Das sechste Semester war kurz und voll mit Alltag. WG-Alltag, Studiumsalltag, Freundschaftsalltag. Es gab kaum mehr Events, kaum mehr große, interessante Dinge. Wir hatten uns eingenistet und eingerichtet und verbrachten viel Zeit miteinander. Bier war ebenfalls Alltag. Langsam kam man sich vor wie ein Alkoholiker. Wir kochten viel und sahen fern. Wir gingen nicht aus. Wo waren die anderen Menschen geblieben? Wir sahen sie nicht, wir vermissten sie nicht.

Uni war nur mehr ein "Abhak"-Projekt: Letzte Seminare, letzte Prüfungen, die Bachelorarbeit abschließen. Ich erledigte alles mit mehr oder weniger vorhandenen Motivation. Die Lust auf das Bachelorstudium war vorbei. Die Sehnsucht zum Master war da. Man hatte seine eigenen Themen. Man hatte seine Spezialisierung langsam gefunden. Viele wollten nicht mehr zu breitgefächertes Wissen erhalten, nur mehr das, was einen selbst voranbringt. Die Persönlichkeitsbildung wirkt recht abgeschlossen, doch wahrscheinlich ist sie das nicht.

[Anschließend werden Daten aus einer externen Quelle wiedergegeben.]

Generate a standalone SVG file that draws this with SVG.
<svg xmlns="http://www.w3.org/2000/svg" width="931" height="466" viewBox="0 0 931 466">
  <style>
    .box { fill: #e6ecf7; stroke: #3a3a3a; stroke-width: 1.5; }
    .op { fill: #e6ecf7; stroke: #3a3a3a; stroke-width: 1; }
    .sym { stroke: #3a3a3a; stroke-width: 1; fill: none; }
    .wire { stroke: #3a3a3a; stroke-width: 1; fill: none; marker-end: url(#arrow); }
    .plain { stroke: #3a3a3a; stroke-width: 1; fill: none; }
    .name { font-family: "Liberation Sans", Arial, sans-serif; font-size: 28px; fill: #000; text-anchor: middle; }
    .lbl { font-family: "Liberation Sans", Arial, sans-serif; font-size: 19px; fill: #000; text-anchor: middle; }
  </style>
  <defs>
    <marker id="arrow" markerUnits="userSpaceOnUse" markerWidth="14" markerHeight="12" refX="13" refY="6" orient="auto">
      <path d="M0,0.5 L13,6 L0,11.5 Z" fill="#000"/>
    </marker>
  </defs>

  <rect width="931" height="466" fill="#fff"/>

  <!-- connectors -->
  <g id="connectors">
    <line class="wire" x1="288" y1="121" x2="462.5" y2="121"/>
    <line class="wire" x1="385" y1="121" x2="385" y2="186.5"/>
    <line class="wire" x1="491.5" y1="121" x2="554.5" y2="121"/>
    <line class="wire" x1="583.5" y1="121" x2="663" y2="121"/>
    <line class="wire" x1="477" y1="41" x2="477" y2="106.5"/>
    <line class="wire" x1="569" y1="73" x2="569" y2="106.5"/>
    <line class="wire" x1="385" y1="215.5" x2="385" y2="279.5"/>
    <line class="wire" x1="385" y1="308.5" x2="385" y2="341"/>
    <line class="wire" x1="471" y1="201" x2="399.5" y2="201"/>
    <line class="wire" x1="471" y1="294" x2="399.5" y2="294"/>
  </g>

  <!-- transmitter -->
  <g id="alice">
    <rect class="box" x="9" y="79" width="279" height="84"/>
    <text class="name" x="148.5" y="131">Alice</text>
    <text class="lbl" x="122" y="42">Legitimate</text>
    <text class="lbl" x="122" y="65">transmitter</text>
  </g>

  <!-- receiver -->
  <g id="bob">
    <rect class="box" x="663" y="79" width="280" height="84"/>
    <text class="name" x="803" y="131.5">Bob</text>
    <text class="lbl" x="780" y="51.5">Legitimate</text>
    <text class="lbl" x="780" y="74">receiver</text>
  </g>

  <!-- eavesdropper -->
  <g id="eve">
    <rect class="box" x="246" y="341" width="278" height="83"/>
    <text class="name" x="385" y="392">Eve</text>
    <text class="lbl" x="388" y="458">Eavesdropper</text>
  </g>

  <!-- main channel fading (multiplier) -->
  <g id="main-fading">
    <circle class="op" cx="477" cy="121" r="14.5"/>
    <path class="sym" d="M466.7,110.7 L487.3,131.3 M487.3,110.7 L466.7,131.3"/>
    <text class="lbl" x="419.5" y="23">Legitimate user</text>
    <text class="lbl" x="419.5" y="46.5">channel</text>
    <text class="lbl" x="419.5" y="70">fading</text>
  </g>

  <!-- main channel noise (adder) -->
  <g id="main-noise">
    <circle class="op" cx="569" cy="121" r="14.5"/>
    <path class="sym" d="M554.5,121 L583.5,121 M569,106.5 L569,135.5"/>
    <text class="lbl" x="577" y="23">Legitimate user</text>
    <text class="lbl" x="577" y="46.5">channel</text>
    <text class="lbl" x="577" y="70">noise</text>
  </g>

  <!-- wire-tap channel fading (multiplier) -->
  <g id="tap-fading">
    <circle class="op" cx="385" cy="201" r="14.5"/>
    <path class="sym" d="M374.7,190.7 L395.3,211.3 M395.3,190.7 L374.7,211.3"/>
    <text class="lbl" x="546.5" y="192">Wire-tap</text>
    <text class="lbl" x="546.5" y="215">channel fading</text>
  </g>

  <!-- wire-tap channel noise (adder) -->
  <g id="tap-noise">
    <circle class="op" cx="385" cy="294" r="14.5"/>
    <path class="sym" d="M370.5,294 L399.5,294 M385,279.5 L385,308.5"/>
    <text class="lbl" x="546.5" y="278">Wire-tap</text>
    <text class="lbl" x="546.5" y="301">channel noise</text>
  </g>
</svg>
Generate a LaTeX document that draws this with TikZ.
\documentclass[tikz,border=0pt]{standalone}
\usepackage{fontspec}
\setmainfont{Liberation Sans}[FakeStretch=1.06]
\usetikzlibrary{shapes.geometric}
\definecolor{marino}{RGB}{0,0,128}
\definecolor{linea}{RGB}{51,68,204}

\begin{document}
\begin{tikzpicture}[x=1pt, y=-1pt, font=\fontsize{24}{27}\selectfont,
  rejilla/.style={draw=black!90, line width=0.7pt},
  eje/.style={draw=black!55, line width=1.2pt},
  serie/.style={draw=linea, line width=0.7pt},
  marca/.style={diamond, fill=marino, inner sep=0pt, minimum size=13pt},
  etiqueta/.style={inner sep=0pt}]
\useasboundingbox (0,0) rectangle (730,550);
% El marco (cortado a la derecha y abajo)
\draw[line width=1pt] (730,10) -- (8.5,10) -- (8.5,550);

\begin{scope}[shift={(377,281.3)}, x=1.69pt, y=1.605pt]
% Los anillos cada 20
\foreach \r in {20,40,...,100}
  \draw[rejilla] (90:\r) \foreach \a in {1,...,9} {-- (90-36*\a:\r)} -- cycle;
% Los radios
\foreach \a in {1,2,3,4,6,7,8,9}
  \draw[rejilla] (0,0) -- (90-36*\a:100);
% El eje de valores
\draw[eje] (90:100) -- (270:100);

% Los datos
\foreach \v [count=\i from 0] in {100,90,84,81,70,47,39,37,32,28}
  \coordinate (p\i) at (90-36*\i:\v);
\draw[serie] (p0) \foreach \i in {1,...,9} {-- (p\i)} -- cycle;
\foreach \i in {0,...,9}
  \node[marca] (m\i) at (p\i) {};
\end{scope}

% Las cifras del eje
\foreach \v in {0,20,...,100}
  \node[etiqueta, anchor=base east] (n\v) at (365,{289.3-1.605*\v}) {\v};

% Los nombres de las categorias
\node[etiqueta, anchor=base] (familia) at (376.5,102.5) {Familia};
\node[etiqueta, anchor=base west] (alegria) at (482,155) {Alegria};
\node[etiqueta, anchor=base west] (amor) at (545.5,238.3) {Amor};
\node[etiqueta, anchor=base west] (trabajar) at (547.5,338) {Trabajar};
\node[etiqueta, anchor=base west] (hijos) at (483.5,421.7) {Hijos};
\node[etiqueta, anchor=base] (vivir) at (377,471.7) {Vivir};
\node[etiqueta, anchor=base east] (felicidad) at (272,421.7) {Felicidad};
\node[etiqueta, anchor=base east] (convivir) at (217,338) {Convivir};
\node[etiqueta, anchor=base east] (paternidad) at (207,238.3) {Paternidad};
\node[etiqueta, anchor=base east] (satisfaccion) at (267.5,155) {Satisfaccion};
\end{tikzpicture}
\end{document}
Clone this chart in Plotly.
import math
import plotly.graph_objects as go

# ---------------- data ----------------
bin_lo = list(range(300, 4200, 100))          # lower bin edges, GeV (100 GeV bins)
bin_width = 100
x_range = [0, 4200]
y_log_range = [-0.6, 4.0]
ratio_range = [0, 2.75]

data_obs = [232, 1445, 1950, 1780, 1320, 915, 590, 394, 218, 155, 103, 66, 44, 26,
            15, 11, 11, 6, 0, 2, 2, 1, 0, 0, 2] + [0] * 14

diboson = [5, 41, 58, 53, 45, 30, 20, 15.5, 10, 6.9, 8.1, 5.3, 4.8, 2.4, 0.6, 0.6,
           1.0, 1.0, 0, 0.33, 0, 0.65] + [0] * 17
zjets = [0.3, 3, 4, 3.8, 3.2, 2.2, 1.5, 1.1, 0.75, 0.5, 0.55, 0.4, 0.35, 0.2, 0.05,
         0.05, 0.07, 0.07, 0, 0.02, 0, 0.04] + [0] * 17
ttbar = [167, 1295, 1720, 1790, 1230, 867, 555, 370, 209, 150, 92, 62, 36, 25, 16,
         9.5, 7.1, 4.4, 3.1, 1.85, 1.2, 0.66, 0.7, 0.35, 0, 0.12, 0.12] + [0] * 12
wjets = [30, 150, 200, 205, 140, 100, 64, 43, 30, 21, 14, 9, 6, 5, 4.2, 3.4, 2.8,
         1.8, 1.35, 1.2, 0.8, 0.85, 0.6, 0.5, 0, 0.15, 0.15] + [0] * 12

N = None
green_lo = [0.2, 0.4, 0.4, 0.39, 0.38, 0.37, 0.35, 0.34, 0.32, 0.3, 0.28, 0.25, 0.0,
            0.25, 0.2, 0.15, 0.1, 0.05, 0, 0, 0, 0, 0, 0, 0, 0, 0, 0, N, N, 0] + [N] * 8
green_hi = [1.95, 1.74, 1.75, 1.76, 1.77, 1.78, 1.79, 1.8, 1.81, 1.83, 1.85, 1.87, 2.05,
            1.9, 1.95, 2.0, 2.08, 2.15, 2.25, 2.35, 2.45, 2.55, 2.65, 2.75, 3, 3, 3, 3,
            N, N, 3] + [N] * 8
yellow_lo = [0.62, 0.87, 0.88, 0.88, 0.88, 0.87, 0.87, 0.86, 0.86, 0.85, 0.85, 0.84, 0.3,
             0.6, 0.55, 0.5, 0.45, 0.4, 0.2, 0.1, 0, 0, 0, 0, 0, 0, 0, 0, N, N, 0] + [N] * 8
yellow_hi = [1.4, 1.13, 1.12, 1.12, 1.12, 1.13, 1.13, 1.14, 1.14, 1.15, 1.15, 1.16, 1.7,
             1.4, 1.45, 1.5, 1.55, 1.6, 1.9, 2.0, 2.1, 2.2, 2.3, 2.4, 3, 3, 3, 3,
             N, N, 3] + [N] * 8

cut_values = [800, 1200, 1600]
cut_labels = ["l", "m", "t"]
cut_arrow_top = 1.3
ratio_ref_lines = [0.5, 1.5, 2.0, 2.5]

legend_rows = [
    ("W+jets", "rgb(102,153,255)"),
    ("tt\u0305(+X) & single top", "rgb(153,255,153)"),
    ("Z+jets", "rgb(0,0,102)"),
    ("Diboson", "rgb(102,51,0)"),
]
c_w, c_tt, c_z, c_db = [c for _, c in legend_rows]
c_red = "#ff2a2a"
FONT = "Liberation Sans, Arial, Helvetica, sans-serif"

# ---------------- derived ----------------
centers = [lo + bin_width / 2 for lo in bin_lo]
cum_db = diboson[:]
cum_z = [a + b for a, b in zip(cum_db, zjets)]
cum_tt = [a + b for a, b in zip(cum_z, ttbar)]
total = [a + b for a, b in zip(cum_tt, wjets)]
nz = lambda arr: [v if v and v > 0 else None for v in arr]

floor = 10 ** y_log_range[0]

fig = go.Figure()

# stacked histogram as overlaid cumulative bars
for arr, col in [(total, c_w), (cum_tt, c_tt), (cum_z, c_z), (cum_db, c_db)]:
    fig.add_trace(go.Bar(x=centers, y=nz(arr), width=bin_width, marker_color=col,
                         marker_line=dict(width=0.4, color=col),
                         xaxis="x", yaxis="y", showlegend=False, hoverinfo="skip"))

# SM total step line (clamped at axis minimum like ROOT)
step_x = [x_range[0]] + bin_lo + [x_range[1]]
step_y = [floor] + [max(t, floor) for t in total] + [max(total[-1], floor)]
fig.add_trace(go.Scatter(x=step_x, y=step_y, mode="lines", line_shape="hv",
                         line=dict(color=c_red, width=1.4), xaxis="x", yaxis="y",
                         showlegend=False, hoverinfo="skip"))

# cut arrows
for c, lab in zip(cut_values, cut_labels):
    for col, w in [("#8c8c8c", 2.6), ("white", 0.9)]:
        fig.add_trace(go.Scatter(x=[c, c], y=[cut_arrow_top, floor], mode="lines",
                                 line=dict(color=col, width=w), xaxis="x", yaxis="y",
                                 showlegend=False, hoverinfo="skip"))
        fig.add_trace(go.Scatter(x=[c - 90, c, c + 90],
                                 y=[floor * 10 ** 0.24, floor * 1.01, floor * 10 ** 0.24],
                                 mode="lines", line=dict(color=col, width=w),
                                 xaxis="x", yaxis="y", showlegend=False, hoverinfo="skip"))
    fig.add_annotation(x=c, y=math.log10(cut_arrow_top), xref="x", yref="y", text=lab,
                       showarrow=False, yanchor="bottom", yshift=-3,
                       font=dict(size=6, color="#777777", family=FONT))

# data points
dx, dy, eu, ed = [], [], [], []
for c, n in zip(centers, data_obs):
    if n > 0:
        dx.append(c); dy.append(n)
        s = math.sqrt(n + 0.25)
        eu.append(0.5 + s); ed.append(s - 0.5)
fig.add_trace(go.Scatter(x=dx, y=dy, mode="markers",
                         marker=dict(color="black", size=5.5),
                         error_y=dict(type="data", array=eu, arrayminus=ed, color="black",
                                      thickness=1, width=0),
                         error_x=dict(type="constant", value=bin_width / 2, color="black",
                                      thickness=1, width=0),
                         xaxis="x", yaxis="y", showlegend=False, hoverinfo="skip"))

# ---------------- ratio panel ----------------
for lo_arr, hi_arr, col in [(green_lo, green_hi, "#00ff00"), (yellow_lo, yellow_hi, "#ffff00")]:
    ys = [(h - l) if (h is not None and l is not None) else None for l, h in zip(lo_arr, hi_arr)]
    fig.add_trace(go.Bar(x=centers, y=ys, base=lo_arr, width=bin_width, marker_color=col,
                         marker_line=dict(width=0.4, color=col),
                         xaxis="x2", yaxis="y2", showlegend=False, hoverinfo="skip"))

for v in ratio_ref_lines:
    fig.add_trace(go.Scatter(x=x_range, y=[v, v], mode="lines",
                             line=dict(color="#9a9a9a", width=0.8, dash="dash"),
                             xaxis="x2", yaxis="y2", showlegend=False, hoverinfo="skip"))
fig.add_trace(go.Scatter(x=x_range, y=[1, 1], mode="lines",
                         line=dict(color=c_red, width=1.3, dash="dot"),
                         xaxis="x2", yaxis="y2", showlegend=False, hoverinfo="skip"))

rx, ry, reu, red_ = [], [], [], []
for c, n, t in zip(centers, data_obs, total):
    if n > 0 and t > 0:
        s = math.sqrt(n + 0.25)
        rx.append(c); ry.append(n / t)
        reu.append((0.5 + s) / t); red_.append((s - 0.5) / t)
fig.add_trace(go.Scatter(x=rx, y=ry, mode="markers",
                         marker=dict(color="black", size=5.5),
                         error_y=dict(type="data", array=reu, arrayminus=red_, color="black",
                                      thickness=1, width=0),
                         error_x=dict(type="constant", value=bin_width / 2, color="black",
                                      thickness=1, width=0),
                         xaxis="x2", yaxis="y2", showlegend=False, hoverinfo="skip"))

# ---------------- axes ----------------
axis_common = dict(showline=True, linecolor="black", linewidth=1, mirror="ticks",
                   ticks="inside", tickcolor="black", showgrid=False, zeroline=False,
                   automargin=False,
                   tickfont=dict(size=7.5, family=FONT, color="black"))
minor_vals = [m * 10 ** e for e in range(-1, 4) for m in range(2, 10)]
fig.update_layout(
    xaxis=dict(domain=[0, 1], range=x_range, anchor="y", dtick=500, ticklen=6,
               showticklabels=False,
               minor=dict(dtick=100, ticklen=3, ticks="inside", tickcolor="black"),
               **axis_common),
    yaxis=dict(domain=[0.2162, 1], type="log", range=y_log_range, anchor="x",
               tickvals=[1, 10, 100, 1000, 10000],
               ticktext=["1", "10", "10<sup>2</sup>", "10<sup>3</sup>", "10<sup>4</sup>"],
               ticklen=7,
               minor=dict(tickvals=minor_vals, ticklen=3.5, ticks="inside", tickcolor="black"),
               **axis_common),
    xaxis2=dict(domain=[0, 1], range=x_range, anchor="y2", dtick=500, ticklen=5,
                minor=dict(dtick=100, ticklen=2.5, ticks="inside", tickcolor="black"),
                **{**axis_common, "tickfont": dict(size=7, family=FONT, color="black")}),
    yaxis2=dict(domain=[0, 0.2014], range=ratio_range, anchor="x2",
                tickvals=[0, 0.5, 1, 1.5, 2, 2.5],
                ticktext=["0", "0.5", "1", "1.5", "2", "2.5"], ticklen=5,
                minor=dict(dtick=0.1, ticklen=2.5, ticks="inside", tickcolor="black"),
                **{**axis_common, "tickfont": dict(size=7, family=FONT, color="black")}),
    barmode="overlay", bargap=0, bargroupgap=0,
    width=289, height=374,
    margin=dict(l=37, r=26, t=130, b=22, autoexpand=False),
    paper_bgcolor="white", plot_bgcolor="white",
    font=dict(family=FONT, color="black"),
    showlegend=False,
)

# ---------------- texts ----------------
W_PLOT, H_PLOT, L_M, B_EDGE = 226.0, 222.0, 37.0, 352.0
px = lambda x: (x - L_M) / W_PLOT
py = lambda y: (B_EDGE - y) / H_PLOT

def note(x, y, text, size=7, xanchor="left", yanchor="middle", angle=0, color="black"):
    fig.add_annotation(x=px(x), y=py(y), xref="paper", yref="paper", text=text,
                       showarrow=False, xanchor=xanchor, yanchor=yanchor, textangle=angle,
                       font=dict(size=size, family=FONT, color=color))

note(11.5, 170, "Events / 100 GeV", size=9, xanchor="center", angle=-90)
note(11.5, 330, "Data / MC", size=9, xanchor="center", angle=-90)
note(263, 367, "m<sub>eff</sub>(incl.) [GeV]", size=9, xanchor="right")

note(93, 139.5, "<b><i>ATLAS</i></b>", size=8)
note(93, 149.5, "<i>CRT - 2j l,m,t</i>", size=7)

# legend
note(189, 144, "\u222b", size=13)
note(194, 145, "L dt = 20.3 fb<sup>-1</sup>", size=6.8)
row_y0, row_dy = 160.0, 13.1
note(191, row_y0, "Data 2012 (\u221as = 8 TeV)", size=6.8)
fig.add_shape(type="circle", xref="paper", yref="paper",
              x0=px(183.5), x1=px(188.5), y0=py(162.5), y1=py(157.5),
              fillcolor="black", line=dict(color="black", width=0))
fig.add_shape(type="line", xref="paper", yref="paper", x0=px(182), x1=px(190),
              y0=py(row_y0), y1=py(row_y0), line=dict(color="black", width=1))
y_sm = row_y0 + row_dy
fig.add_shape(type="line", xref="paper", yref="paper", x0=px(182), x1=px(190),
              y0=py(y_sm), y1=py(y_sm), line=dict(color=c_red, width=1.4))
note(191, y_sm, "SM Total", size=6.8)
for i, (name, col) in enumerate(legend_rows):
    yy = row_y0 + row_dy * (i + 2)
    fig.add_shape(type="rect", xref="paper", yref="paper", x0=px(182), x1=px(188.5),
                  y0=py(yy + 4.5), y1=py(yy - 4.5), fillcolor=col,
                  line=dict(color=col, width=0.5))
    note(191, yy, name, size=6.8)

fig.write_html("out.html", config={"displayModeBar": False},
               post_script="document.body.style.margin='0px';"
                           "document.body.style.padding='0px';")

Blicke ich nun zurück so merke ich wie sich die Grundstimmung verändert hat, wie ich mich verändert habe. Die jugendlichte Leichtheit ist nicht gestorben, sie nimmt jedoch ab. Das Ende des Studiums ist in Sicht und ich bin in Innsbruck angekommen. Daheim zu sein ist komisch. Es ist wie ein wenig gelebte Vergangenheit und doch vollkommen anders. Die Zeit stand hier nicht still, die Menschen haben sich verändert. Was einmal war ist nicht mehr so. Wer weiß wo wir in ein paar Jahren stehen werden? Werden die Freundeskreise noch bestehen?

Ich bin nun also Bachelor of Science. Ein Abschluss der in Psychologie nicht viel wert ist. Dennoch bin ich stolz es so weit geschafft zu haben, stolz diesen Titel erlangt zu haben. Studium heißt Bildung und nicht Ausbildung: Das hat der Bachelor geschafft. Wir sind nicht fähig Menschen konkret zu helfen oder ihr Leben zu optimieren, wir wissen jedoch in welche Richtung es uns schlägt. Wir haben die für uns zentralen Kenntnisse erlangen können. Der Master ist der Weg, der uns in die Arbeit und damit ins Erwachsenalter führt. Man wird langsam alt.